RECORDS SUPPLIED:
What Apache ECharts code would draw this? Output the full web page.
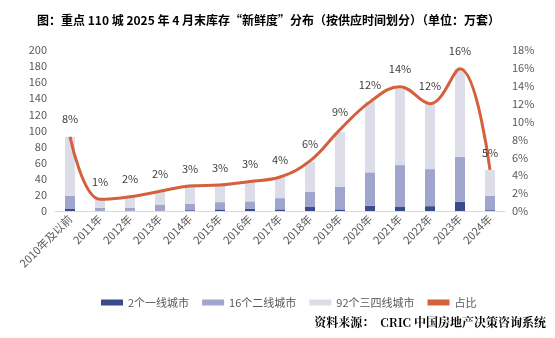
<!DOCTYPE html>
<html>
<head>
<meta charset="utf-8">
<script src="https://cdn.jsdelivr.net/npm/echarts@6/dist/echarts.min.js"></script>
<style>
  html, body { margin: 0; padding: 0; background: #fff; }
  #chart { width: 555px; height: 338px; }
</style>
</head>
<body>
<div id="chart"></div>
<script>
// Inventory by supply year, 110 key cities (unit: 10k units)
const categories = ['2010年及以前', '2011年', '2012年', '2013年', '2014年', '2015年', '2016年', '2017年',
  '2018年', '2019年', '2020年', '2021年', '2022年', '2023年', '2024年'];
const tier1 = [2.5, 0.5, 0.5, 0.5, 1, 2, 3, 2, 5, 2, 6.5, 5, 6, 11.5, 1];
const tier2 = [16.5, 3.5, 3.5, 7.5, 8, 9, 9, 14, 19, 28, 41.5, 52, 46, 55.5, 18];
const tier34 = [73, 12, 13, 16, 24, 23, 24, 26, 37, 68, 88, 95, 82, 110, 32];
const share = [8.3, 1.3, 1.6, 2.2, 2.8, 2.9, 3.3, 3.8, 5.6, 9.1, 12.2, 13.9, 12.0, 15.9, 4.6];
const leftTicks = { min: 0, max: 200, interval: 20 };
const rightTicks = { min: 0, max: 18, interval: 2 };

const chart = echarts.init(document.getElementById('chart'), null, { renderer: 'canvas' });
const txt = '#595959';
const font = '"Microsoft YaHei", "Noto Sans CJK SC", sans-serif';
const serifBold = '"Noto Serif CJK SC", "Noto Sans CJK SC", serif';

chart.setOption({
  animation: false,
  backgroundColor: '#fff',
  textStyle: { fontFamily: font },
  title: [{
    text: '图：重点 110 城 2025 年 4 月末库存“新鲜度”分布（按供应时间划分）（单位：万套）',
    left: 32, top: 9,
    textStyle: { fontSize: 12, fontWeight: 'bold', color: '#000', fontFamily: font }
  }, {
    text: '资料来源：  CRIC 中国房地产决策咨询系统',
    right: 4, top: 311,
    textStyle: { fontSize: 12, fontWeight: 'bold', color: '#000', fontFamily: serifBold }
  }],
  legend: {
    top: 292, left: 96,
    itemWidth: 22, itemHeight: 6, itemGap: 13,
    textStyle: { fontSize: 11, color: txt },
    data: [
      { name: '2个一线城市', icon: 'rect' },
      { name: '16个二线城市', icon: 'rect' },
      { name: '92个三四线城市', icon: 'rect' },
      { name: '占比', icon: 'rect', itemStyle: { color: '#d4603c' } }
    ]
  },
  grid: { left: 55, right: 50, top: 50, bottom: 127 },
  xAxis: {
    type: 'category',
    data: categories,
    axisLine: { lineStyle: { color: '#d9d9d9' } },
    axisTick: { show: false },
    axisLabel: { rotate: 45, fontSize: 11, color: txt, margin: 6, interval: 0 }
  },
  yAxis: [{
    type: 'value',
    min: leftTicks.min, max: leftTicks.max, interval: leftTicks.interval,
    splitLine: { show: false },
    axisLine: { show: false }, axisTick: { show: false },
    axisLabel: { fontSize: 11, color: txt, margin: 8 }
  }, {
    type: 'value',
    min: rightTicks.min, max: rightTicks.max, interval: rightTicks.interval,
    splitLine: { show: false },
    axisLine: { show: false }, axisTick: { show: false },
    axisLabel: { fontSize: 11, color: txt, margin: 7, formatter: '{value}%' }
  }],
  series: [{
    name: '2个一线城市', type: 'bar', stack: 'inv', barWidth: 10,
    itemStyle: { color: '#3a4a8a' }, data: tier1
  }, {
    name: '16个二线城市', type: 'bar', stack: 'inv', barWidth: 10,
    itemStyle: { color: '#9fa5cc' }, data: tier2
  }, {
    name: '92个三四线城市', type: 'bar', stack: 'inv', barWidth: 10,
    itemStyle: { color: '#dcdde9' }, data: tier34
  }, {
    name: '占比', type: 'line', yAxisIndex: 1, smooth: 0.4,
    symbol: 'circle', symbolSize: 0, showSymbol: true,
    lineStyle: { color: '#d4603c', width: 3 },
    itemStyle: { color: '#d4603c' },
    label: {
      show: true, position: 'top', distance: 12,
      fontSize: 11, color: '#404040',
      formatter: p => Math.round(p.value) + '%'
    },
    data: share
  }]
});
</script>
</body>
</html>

--

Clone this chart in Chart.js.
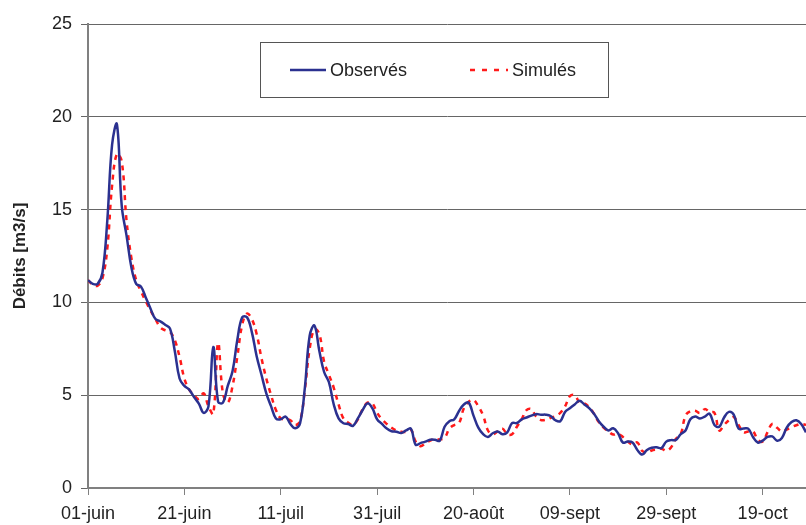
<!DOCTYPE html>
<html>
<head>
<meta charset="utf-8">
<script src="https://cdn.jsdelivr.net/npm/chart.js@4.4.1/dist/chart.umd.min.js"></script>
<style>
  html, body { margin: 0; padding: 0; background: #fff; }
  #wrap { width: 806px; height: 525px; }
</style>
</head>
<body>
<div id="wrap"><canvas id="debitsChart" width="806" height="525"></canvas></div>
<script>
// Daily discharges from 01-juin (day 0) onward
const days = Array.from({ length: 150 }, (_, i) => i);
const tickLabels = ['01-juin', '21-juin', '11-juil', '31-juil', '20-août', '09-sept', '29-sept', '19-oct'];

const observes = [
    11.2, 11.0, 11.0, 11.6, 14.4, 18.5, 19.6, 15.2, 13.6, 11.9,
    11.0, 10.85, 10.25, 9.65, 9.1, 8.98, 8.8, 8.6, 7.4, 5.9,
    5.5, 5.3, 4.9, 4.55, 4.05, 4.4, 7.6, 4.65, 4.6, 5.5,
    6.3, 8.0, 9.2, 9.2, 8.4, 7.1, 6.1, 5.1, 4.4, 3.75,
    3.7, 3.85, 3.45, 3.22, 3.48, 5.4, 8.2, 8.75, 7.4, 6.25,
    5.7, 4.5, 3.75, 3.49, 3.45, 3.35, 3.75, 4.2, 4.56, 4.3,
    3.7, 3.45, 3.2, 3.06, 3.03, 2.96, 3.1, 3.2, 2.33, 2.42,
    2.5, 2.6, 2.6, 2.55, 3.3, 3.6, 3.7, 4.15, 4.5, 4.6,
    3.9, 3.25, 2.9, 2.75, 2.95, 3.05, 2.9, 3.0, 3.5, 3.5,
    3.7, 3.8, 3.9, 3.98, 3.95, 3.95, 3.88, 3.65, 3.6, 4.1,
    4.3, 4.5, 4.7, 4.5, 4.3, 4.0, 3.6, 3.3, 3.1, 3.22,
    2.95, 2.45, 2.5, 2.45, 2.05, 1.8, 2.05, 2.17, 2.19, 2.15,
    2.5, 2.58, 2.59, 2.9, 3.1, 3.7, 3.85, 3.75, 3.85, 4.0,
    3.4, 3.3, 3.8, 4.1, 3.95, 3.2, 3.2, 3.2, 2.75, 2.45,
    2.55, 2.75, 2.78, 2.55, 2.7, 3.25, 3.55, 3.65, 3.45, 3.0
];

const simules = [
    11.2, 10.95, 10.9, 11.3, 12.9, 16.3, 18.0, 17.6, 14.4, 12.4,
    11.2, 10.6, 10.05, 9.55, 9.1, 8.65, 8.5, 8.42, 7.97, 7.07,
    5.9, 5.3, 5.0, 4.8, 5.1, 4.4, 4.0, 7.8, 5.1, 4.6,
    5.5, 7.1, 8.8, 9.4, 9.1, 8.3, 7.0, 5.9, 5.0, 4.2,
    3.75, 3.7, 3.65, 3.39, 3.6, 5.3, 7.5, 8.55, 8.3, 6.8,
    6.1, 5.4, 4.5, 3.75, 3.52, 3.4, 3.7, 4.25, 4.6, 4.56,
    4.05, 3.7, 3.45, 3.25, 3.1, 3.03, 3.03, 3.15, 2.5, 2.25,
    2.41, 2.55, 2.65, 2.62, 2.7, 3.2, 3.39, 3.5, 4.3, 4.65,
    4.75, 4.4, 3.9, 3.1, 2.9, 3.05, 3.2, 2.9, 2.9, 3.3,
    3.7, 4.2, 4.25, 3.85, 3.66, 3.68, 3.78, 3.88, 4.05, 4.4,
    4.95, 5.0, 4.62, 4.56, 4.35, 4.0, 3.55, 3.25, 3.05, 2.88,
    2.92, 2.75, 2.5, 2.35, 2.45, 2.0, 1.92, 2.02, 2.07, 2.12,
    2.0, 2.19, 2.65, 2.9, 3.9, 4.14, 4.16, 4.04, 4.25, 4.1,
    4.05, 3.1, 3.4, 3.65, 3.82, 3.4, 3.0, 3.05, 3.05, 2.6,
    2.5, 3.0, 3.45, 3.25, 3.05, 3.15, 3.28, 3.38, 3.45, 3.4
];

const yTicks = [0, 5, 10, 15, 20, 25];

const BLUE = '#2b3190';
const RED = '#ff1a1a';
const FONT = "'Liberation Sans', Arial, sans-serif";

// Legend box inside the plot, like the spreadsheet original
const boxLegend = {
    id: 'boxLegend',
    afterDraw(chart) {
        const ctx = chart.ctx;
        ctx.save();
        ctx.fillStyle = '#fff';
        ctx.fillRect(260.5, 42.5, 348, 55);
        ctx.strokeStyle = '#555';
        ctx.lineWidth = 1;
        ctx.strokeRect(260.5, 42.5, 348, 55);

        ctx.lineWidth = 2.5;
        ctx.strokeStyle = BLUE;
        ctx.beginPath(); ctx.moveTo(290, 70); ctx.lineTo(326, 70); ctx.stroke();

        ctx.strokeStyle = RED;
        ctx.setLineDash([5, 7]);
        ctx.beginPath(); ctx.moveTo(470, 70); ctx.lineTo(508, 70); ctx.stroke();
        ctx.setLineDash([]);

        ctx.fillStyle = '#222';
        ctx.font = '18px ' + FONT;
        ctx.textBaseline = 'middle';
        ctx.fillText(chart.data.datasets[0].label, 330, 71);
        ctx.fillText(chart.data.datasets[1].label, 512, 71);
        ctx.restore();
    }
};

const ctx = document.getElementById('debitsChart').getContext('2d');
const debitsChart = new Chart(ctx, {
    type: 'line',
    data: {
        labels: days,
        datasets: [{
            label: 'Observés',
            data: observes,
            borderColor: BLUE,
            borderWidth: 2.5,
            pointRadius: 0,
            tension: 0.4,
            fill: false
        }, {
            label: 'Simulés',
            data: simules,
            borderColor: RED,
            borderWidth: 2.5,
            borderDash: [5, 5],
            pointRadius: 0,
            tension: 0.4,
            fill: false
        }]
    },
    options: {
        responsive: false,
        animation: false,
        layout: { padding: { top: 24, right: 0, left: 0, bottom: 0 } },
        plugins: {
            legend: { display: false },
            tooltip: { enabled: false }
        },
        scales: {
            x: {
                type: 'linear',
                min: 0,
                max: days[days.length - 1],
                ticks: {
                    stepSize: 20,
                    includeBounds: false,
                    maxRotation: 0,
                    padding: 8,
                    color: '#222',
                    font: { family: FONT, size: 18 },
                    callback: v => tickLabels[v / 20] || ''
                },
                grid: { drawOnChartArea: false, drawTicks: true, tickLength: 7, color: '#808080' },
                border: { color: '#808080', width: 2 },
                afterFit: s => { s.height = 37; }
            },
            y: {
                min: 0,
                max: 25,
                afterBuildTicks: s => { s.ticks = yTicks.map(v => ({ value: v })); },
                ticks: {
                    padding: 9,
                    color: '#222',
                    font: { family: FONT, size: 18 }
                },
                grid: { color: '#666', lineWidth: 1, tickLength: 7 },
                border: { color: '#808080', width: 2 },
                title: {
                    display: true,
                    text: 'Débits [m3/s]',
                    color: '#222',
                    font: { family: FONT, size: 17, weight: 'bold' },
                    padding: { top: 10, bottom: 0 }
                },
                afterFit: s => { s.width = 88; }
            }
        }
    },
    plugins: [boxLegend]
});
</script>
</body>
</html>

REQUIRED TASK: Say only how many lines in the records carry the word "this".

SOLUTION BELOW: 2